I mean, I wanted to have helped out Tali, Wrex, and Garrus with their side missions. But when you meet Tali on Freedom's Progress in ME2, it's pretty apparent you'll have to play through all of ME1 again or just skip it.

I also wanted to have kept Shiala alive (I like her and wanted her as a LI in ME3) on Feros.

And I wanted my "perfect" playthrough :cry:

So I had to trudge through the misery of ME1. Just glad I had a save point right before recruiting Liara.
 
[quote name='saunderscowie']
photo-1.jpg
[/QUOTE]

Totally would be funnier with the Turian Councilman. Possibly with air quotes photoshopped in for the hands.

Still funny though.
 
So I'm just returning to ME3 again after a four-month intermission following the birth of my twins. Although I wasn't playing games during that period, I obviously heard about all of the ending controversy. Nevertheless, I've managed to remain largely unspoiled.
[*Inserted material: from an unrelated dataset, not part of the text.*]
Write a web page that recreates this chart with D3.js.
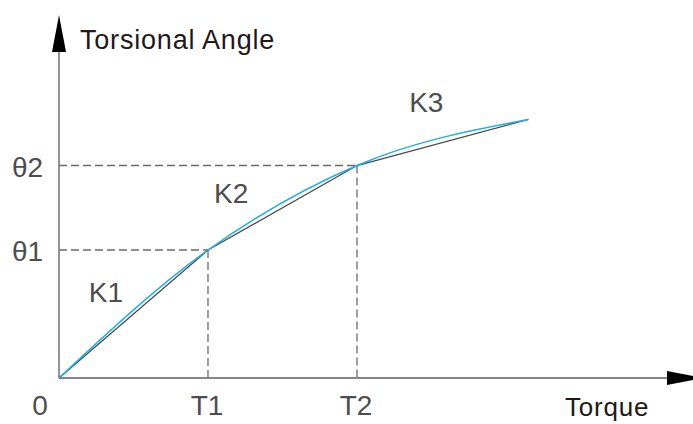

My question is this: I'm currently completing the Rannoch missions. Would you advise playing through the original shitty ending, then DLing the EC and playing through that? Or just skip the original ending and just do the EC? I have that option, right?
 
[quote name='Tybee']So I'm just returning to ME3 again after a four-month intermission following the birth of my twins. Although I wasn't playing games during that period, I obviously heard about all of the ending controversy. Nevertheless, I've managed to remain largely unspoiled.

My question is this: I'm currently completing the Rannoch missions. Would you advise playing through the original shitty ending, then DLing the EC and playing through that? Or just skip the original ending and just do the EC? I have that option, right?[/QUOTE]

Congrats on your twins!! I was okay with the original ending, but I recommend going with the EC endings. They're really well done. Then go to YouTube after and look up the original endings. It would be an interesting perspective and one that most around here can't have because we saw the originals from the get go.
 
I agree. See the EC then YouTube the originals. After that give your thoughts on what you think of them. It will be interesting to see what someone thinks of the originals after seeing the EC first.